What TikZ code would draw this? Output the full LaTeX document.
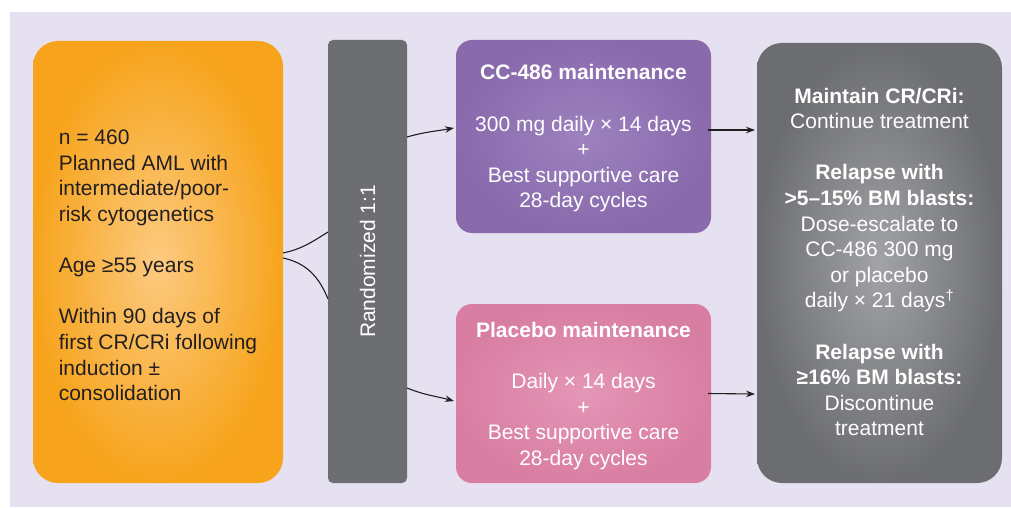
\documentclass[tikz,border=0pt]{standalone}
\usepackage{fontspec}
\setmainfont{Liberation Sans}
\usetikzlibrary{arrows.meta}
\definecolor{bglav}{RGB}{230,225,240}
\definecolor{orout}{RGB}{247,164,28}
\definecolor{orin}{RGB}{252,202,128}
\definecolor{puout}{RGB}{137,106,173}
\definecolor{puin}{RGB}{157,130,190}
\definecolor{piout}{RGB}{217,126,163}
\definecolor{piin}{RGB}{228,150,182}
\definecolor{grout}{RGB}{108,109,112}
\definecolor{grin}{RGB}{162,163,166}
\definecolor{barg}{RGB}{109,110,113}
\definecolor{ink}{RGB}{35,31,32}
\tikzset{
  boxbase/.style={inner sep=0pt, outer sep=0pt},
  txt/.style={inner sep=0pt, outer sep=0pt, align=center,
    font=\fontsize{21}{25.6}\selectfont},
  conn/.style={ink, line width=1.1pt},
  arr/.style={conn, -{Stealth[length=9pt,width=6.5pt]}}
}
\begin{document}
\begin{tikzpicture}[x=1pt,y=1pt]
\useasboundingbox (0,0) rectangle (1011,507);
\fill[bglav] (10,0) rectangle (1011,495);
% left orange box
\node[boxbase, minimum width=250pt, minimum height=442pt,
  rounded corners=25pt, shading=radial, inner color=orin, outer color=orout]
  (orange) at (158,245) {};
\node[txt, align=left, text=ink] (orangetext) at ([yshift=-3.5pt]orange.center)
  {n = 460\\Planned AML with\\intermediate/poor-\\risk cytogenetics\\[25.6pt]Age ≥55 years\\[25.6pt]Within 90 days of\\first CR/CRi following\\induction ±\\consolidation};
% randomization bar
\node[boxbase, minimum width=79pt, minimum height=443pt, rounded corners=5pt, fill=barg]
  (rand) at (367.5,245.5) {};
\node[txt, rotate=90, text=white] (randtext) at (rand.center) {Randomized 1:1};
% purple box
\node[boxbase, minimum width=255pt, minimum height=193pt,
  rounded corners=16pt, shading=radial, inner color=puin, outer color=puout]
  (cc) at (583.5,370.5) {};
\node[txt, text=white] (cctext) at ([yshift=-2pt]cc.center)
  {\textbf{CC-486 maintenance}\\[25.6pt]300 mg daily × 14 days\\+\\Best supportive care\\28-day cycles};
% pink box
\node[boxbase, minimum width=255pt, minimum height=179pt,
  rounded corners=16pt, shading=radial, inner color=piin, outer color=piout]
  (pl) at (583.5,113.5) {};
\node[txt, text=white] (pltext) at ([yshift=-2.5pt]pl.center)
  {\textbf{Placebo maintenance}\\[25.6pt]Daily × 14 days\\+\\Best supportive care\\28-day cycles};
% right gray box
\node[boxbase, minimum width=245pt, minimum height=440pt,
  rounded corners=25pt, shading=radial, inner color=grin, outer color=grout]
  (out) at (879.5,244) {};
\node[txt, text=white] (outtext) at ([yshift=1pt]out.center)
  {\textbf{Maintain CR/CRi:}\\Continue treatment\\[25.6pt]\textbf{Relapse with}\\\textbf{>5–15\% BM blasts:}\\Dose-escalate to\\CC-486 300 mg\\or placebo\\daily × 21 days\textsuperscript{†}\\[25.6pt]\textbf{Relapse with}\\\textbf{≥16\% BM blasts:}\\Discontinue\\treatment};
% connectors
\draw[conn] ([yshift=9pt]orange.east) to[out=12, in=212] ([yshift=29.5pt]rand.west);
\draw[conn] ([yshift=4pt]orange.east) to[out=-12, in=112] ([yshift=-37.5pt]rand.west);
\draw[arr] ([yshift=124.5pt]rand.east) to[out=16, in=190] ([xshift=-2pt,yshift=8.5pt]cc.west);
\draw[arr] ([yshift=-126.5pt]rand.east) to[out=-22, in=165] ([xshift=-2pt,yshift=-7.5pt]pl.west);
\draw[arr] ([xshift=-3pt,yshift=6.5pt]cc.east) -- ([xshift=-2pt,yshift=133pt]out.west);
\draw[arr] ([xshift=-3pt]pl.east) -- ([xshift=-2pt,yshift=-131pt]out.west);
\end{tikzpicture}
\end{document}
—————
GIVEN REQUEST – Print out the material word for word, omitting the pictures.

FULL OUTPUT –
What TikZ code would draw this? Output the full LaTeX document.
\documentclass[tikz,border=0pt]{standalone}
\usepackage{fontspec}
\setmainfont{Liberation Sans}
\usetikzlibrary{arrows.meta}
\definecolor{bglav}{RGB}{230,225,240}
\definecolor{orout}{RGB}{247,164,28}
\definecolor{orin}{RGB}{252,202,128}
\definecolor{puout}{RGB}{137,106,173}
\definecolor{puin}{RGB}{157,130,190}
\definecolor{piout}{RGB}{217,126,163}
\definecolor{piin}{RGB}{228,150,182}
\definecolor{grout}{RGB}{108,109,112}
\definecolor{grin}{RGB}{162,163,166}
\definecolor{barg}{RGB}{109,110,113}
\definecolor{ink}{RGB}{35,31,32}
\tikzset{
  boxbase/.style={inner sep=0pt, outer sep=0pt},
  txt/.style={inner sep=0pt, outer sep=0pt, align=center,
    font=\fontsize{21}{25.6}\selectfont},
  conn/.style={ink, line width=1.1pt},
  arr/.style={conn, -{Stealth[length=9pt,width=6.5pt]}}
}
\begin{document}
\begin{tikzpicture}[x=1pt,y=1pt]
\useasboundingbox (0,0) rectangle (1011,507);
\fill[bglav] (10,0) rectangle (1011,495);
% left orange box
\node[boxbase, minimum width=250pt, minimum height=442pt,
  rounded corners=25pt, shading=radial, inner color=orin, outer color=orout]
  (orange) at (158,245) {};
\node[txt, align=left, text=ink] (orangetext) at ([yshift=-3.5pt]orange.center)
  {n = 460\\Planned AML with\\intermediate/poor-\\risk cytogenetics\\[25.6pt]Age ≥55 years\\[25.6pt]Within 90 days of\\first CR/CRi following\\induction ±\\consolidation};
% randomization bar
\node[boxbase, minimum width=79pt, minimum height=443pt, rounded corners=5pt, fill=barg]
  (rand) at (367.5,245.5) {};
\node[txt, rotate=90, text=white] (randtext) at (rand.center) {Randomized 1:1};
% purple box
\node[boxbase, minimum width=255pt, minimum height=193pt,
  rounded corners=16pt, shading=radial, inner color=puin, outer color=puout]
  (cc) at (583.5,370.5) {};
\node[txt, text=white] (cctext) at ([yshift=-2pt]cc.center)
  {\textbf{CC-486 maintenance}\\[25.6pt]300 mg daily × 14 days\\+\\Best supportive care\\28-day cycles};
% pink box
\node[boxbase, minimum width=255pt, minimum height=179pt,
  rounded corners=16pt, shading=radial, inner color=piin, outer color=piout]
  (pl) at (583.5,113.5) {};
\node[txt, text=white] (pltext) at ([yshift=-2.5pt]pl.center)
  {\textbf{Placebo maintenance}\\[25.6pt]Daily × 14 days\\+\\Best supportive care\\28-day cycles};
% right gray box
\node[boxbase, minimum width=245pt, minimum height=440pt,
  rounded corners=25pt, shading=radial, inner color=grin, outer color=grout]
  (out) at (879.5,244) {};
\node[txt, text=white] (outtext) at ([yshift=1pt]out.center)
  {\textbf{Maintain CR/CRi:}\\Continue treatment\\[25.6pt]\textbf{Relapse with}\\\textbf{>5–15\% BM blasts:}\\Dose-escalate to\\CC-486 300 mg\\or placebo\\daily × 21 days\textsuperscript{†}\\[25.6pt]\textbf{Relapse with}\\\textbf{≥16\% BM blasts:}\\Discontinue\\treatment};
% connectors
\draw[conn] ([yshift=9pt]orange.east) to[out=12, in=212] ([yshift=29.5pt]rand.west);
\draw[conn] ([yshift=4pt]orange.east) to[out=-12, in=112] ([yshift=-37.5pt]rand.west);
\draw[arr] ([yshift=124.5pt]rand.east) to[out=16, in=190] ([xshift=-2pt,yshift=8.5pt]cc.west);
\draw[arr] ([yshift=-126.5pt]rand.east) to[out=-22, in=165] ([xshift=-2pt,yshift=-7.5pt]pl.west);
\draw[arr] ([xshift=-3pt,yshift=6.5pt]cc.east) -- ([xshift=-2pt,yshift=133pt]out.west);
\draw[arr] ([xshift=-3pt]pl.east) -- ([xshift=-2pt,yshift=-131pt]out.west);
\end{tikzpicture}
\end{document}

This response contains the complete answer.